RLA Foundation condemns murder of Brazilian activist

Condemning the murder of Cícero Guedes, leader of the Brazilian Landless Workers’ Movement MST

The Right Livelihood Award Foundation strongly condemns the murder of Cícero Guedes, a leader of the Brazilian Landless Workers’ Movement MST. The MST received the Right Livelihood Award (also known as the “Alternative Nobel Prize”) in 1991.

Cícero Guedes dos Santos (picture:

Cícero Guedes dos Santos, coordinator of the Landless Workers’ Movement (Movimento dos Trabalhadores Rurais sem Terra, MST) of Brazil was killed by gunmen on Friday, January 25th. He received some twelve shots to the head while he was bicycling away from a settlement of landless families in the vicinity of the Cambahyba sugar plant, in the municipality of Campos dos Goytacazes in Rio de Janeiro. It is yet unclear who is responsible for the murder.

The MST received the Right Livelihood Award Foundation in the Swedish Parliament in Stockholm in 1991 "for winning land for landless families and helping them to farm it sustainably". Ole von Uexkull, Executive Director of the Foundation, said: "The Right Livelihood Award Foundation strongly condemns this crime and calls on the state of Rio de Janeiro and the Brazilian government to protect the Landless Movement and their activists."

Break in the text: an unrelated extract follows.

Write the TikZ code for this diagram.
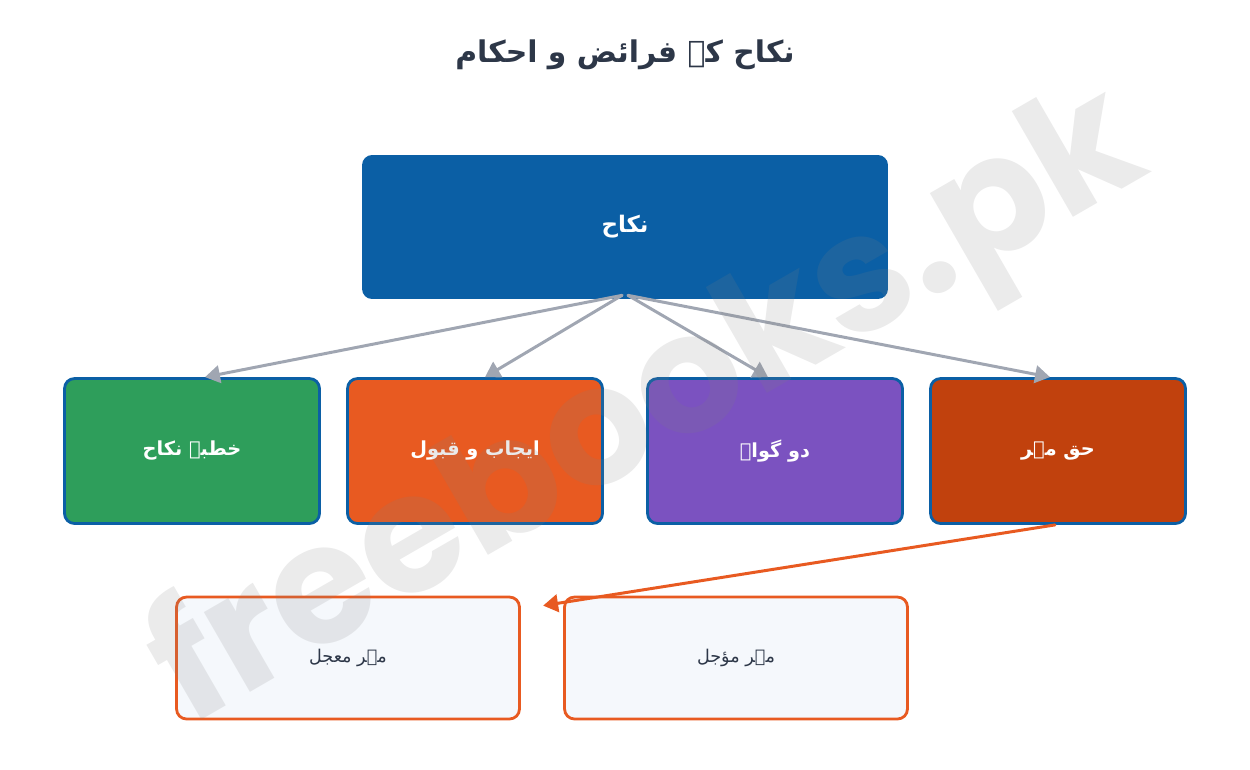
\documentclass[tikz,border=0pt]{standalone}
\usepackage{fontspec}
\usepackage{xcolor}
\usetikzlibrary{positioning,calc,arrows.meta}
\TeXXeTstate=1
\newfontfamily\urdufont[Script=Arabic]{DejaVu Sans}
\newfontfamily\markfont{Poppins}

\definecolor{nikahblue}{HTML}{0B5FA5}
\definecolor{khutbagreen}{HTML}{2E9E5B}
\definecolor{ijaborange}{HTML}{E85A21}
\definecolor{gawahpurple}{HTML}{7B52C0}
\definecolor{mehrrust}{HTML}{C1410D}
\definecolor{leafbg}{HTML}{F5F8FC}
\definecolor{titleink}{HTML}{2D3748}
\definecolor{linkgray}{HTML}{A0A6B2}

\begin{document}
\begin{tikzpicture}[x=0.02cm,y=-0.02cm,>={Triangle[length=8.5pt,width=10pt]},line cap=round,line join=round,
	rootbox/.style={fill=nikahblue,rounded corners=0.2cm,minimum width=10.52cm,minimum height=2.88cm,
		text=white,font=\urdufont\bfseries\fontsize{13}{15}\selectfont},
	rowbox/.style={draw=nikahblue,line width=1.6pt,rounded corners=0.2cm,minimum width=5.1cm,minimum height=2.9cm,
		text=white,font=\urdufont\bfseries\fontsize{11}{13}\selectfont},
	leafbox/.style={draw=ijaborange,fill=leafbg,line width=1.6pt,rounded corners=0.2cm,minimum width=6.86cm,minimum height=2.44cm,
		text=titleink,font=\urdufont\fontsize{10}{12}\selectfont},
	link/.style={->,linkgray,line width=1.7pt},
	mehrlink/.style={->,ijaborange,line width=1.7pt}]
	
	% canvas
	\useasboundingbox (0,0) rectangle (1250,769);
	
	% title
	\node[font=\urdufont\bfseries\fontsize{17}{20}\selectfont,text=titleink] (title) at (625,55) {\beginR نکاح کے فرائض و احکام\endR};
	
	% root
	\node[rootbox] (nikah) at (625,227) {\beginR نکاح\endR};
	
	% four pillars
	\foreach \name/\xx/\col/\txt in {khutba/192/khutbagreen/{خطبہ نکاح},
		ijab/475/ijaborange/{ایجاب و قبول},
		gawah/775/gawahpurple/{دو گواہ},
		haq/1058/mehrrust/{حق مہر}}{
		\node[rowbox,fill=\col] (\name) at (\xx,451) {\beginR\txt\endR};
	}
	
	% kinds of mehr
	\node[leafbox] (muajjal) at (348,658) {\beginR مہر معجل\endR};
	\node[leafbox] (muwajjal) at (736,658) {\beginR مہر مؤجل\endR};
	
	% links from root
	\foreach \name/\sx/\dx in {khutba/-3/13, ijab/-3/10, gawah/3/-7, haq/3/-8}{
		\draw[link] ($(nikah.south)+(\sx,-4)$) -- ($(\name.north)+(\dx,0)$);
	}
	
	% mehr link
	\coordinate (mehrtip) at ($(muwajjal.north west)+(-20,10)$);
	\draw[mehrlink] ($(haq.south)+(-3,0)$) -- (mehrtip);
	
	% watermark
	\node[font=\markfont\bfseries\fontsize{94}{94}\selectfont,text=gray,text opacity=0.16,rotate=30] (watermark) at (650,412) {freebooks.pk};
\end{tikzpicture}
\end{document}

Other Laureates of the Right Livelihood Award from all over the world expressed their solidarity and support to the family and colleagues of the murdered activist. The Paraguayan educator and human rights advocate Martín Almada (RLA 2002), lamented that "violent actions continue to claim the lives of Latin American leaders and advocates for the environment and sustainability."

On their website, the MST explains that Cícero Guedes, who was a sugar-cane cutter, coordinated the occupation of a complex of seven farms with 3,500 hectares (8,600 acres) located in the State of Rio de Janeiro. 14 years ago, this large estate was subject to expropriation by the National Institute of Colonization and Agrarian Reform (INCRA). However, the process continued only recently, when it was approved by the Federal Court in August 2012.

Although 11 years ago he had already managed to acquire land and become a "settler" himself, Cícero Guedes dos Santos remained a tireless advocate of agrarian reform. He taught organic farming techniques to families occupying estates and would always argue that the products obtained from ecologically sound agriculture are "superior" to those sold in supermarkets. His colleagues and family say that nature "was his source of inspiration.”

Cícero Guedes leaves behind five children.